:: TO BE DONE ::
Only the lines from the one with "Generate a Python" to the one with "from matplotlib.lines import Line2D", both included, should be output, without any images.

╭──

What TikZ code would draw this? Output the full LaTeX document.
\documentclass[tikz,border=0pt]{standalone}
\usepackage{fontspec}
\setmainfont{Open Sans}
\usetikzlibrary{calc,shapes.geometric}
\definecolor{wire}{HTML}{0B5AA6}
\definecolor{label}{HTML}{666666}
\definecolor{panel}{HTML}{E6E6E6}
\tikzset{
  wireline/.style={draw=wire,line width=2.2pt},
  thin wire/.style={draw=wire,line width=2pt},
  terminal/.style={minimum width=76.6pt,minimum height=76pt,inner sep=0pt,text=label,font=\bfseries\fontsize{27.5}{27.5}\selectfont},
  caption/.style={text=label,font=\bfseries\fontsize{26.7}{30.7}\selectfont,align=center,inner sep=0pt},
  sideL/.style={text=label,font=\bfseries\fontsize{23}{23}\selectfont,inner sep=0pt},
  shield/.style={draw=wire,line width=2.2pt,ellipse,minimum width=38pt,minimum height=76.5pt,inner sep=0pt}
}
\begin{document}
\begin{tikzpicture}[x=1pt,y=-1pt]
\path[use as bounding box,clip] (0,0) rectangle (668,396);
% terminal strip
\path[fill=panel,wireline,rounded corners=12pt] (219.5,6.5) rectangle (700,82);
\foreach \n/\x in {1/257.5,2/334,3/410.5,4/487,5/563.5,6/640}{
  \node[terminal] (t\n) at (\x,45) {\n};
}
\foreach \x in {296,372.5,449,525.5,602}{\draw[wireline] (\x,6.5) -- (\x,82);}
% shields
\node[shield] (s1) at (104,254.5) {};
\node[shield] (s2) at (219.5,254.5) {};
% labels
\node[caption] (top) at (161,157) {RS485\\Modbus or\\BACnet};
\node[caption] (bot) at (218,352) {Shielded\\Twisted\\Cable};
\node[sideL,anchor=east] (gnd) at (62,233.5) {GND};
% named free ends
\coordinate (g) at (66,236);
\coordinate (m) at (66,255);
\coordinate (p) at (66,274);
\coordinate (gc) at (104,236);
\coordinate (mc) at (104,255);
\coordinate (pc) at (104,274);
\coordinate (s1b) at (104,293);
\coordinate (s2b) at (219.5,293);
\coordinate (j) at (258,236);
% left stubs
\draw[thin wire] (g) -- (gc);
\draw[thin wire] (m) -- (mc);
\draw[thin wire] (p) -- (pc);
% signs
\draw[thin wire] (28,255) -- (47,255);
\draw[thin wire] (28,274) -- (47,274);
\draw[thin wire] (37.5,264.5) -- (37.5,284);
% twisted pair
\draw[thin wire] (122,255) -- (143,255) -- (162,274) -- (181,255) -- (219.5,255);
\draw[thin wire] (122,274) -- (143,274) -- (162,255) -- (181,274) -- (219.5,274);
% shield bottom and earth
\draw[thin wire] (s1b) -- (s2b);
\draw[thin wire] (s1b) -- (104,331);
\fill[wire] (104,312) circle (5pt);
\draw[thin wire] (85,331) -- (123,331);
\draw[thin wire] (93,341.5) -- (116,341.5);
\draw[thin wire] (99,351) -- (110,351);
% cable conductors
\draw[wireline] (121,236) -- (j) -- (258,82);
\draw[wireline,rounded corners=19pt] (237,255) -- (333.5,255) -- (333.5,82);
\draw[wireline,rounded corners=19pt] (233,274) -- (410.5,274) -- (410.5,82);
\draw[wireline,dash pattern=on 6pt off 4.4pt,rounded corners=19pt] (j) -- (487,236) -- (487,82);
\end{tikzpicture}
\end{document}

╰──
╭──

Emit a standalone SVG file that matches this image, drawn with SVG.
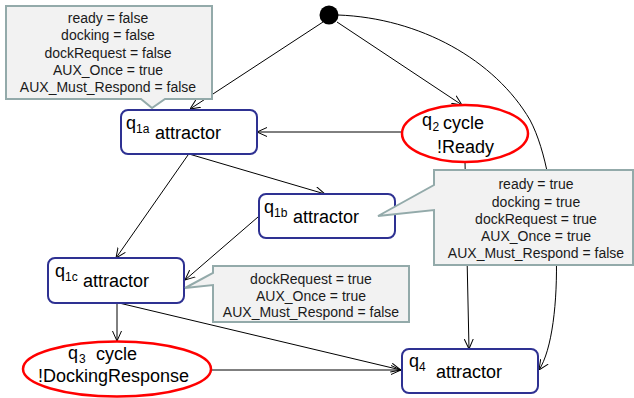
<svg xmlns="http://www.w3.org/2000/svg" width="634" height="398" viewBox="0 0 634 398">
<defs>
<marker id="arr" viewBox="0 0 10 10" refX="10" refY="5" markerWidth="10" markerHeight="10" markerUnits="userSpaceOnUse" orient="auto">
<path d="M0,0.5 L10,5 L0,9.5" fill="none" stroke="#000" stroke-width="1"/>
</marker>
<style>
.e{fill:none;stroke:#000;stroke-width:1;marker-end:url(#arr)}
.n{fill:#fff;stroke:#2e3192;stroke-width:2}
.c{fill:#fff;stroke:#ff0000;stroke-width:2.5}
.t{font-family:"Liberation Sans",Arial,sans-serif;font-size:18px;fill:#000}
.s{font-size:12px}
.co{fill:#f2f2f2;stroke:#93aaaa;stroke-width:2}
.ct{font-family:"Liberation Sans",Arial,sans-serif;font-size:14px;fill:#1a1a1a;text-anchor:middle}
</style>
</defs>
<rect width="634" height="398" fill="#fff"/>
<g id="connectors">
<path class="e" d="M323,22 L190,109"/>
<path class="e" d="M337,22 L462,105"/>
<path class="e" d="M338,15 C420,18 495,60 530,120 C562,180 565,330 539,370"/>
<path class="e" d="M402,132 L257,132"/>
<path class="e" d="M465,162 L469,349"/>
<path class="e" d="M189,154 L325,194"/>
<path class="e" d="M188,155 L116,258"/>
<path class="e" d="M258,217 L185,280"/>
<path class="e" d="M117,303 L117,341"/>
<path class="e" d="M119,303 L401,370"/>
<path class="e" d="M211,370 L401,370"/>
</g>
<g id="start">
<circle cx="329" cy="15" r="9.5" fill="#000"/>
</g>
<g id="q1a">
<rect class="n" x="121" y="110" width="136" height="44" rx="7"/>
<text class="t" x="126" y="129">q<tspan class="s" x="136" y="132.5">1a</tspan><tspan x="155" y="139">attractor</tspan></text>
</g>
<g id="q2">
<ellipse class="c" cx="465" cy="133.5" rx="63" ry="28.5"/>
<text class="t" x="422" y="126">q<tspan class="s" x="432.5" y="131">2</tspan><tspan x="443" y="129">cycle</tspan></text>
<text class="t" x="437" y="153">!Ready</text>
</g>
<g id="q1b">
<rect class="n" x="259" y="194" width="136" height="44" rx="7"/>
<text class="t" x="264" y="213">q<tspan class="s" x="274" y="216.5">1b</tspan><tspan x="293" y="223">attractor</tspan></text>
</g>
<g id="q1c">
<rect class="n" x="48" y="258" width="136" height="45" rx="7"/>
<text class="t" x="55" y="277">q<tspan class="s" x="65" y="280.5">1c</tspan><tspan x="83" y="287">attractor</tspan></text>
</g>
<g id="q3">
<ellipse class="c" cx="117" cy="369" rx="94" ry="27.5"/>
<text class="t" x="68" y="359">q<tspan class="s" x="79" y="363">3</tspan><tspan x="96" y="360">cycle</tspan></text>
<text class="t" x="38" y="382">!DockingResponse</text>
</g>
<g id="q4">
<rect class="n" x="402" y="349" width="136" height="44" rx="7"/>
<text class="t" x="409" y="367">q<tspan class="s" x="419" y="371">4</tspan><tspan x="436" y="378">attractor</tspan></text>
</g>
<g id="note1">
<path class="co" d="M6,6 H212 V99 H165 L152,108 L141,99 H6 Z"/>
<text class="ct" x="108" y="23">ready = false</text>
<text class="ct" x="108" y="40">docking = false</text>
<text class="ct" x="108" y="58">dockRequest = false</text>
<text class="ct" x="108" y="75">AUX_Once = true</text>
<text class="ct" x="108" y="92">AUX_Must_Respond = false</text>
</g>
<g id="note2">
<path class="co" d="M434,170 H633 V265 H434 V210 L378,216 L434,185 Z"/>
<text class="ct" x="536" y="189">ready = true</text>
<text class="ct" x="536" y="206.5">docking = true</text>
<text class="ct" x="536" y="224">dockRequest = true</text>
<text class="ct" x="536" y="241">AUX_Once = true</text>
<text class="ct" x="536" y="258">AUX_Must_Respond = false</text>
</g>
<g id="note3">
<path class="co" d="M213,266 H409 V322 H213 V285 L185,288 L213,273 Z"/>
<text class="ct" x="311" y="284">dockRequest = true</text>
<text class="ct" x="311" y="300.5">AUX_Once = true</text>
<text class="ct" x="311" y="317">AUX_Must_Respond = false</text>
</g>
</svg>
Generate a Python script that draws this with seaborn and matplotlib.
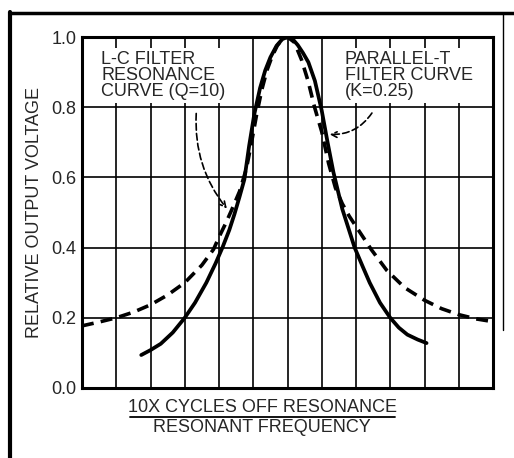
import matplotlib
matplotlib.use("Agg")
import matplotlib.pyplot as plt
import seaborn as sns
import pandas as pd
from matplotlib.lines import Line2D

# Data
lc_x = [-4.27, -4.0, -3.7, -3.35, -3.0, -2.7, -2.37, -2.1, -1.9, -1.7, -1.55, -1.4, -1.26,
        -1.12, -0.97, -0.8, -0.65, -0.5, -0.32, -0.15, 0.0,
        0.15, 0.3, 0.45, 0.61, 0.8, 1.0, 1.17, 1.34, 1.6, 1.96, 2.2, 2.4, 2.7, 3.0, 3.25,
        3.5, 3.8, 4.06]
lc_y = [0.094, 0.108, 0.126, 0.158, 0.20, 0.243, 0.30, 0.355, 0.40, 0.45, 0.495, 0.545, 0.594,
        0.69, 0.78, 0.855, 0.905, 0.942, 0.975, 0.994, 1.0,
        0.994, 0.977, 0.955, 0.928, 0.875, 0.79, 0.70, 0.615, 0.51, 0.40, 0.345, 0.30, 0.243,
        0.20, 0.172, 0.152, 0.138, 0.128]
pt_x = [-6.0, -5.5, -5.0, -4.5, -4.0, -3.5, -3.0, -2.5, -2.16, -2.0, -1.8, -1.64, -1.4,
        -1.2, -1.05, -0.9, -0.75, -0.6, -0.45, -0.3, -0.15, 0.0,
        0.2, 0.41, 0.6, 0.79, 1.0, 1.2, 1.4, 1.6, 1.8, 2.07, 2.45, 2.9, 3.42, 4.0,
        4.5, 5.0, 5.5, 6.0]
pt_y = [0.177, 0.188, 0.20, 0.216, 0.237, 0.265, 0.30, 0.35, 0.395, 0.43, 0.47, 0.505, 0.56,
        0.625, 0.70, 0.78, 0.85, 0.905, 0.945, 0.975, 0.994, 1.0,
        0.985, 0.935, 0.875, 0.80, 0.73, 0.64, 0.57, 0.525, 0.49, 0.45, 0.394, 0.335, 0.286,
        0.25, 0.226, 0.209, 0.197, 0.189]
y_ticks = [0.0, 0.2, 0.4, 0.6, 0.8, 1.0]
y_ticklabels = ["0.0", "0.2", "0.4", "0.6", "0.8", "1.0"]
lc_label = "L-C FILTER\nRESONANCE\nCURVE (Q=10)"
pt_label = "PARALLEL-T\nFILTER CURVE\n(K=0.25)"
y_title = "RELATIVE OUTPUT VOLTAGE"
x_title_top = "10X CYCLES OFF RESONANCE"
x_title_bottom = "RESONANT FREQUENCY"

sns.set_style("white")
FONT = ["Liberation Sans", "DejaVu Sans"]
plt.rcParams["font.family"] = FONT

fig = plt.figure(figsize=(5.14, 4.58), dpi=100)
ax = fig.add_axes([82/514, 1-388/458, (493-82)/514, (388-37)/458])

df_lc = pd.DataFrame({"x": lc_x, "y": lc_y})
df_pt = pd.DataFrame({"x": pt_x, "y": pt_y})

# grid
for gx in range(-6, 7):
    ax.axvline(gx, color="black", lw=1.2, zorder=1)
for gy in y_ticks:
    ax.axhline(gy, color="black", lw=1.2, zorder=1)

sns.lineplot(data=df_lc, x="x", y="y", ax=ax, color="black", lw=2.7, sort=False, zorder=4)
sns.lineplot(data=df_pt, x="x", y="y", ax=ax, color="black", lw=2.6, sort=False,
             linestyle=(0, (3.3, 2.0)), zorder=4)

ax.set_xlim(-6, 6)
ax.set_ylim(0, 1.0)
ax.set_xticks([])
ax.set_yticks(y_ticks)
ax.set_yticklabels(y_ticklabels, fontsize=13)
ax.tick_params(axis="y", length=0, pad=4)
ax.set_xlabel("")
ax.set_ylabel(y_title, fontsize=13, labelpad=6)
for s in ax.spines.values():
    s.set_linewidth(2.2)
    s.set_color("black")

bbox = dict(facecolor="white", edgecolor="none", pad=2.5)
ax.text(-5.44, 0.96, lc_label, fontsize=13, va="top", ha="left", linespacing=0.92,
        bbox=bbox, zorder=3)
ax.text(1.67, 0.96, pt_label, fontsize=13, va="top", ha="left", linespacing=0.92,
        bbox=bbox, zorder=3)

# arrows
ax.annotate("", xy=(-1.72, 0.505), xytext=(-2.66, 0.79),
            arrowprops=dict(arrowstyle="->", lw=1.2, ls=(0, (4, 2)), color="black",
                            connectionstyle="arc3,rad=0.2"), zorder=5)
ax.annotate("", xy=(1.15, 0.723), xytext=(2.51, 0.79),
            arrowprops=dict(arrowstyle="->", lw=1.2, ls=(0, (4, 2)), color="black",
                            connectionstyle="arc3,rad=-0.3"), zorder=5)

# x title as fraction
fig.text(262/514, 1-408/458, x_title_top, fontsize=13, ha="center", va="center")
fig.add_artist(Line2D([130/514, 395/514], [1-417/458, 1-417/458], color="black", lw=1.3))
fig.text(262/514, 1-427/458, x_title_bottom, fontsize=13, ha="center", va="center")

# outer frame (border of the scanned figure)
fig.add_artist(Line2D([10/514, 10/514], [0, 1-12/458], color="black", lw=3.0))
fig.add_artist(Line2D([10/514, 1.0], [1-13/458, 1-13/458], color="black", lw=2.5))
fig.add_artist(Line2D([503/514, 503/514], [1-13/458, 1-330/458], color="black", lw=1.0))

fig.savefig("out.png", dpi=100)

╰──

:: SOLUTION ::
Generate a Python script that draws this with seaborn and matplotlib.
import matplotlib
matplotlib.use("Agg")
import matplotlib.pyplot as plt
import seaborn as sns
import pandas as pd
from matplotlib.lines import Line2D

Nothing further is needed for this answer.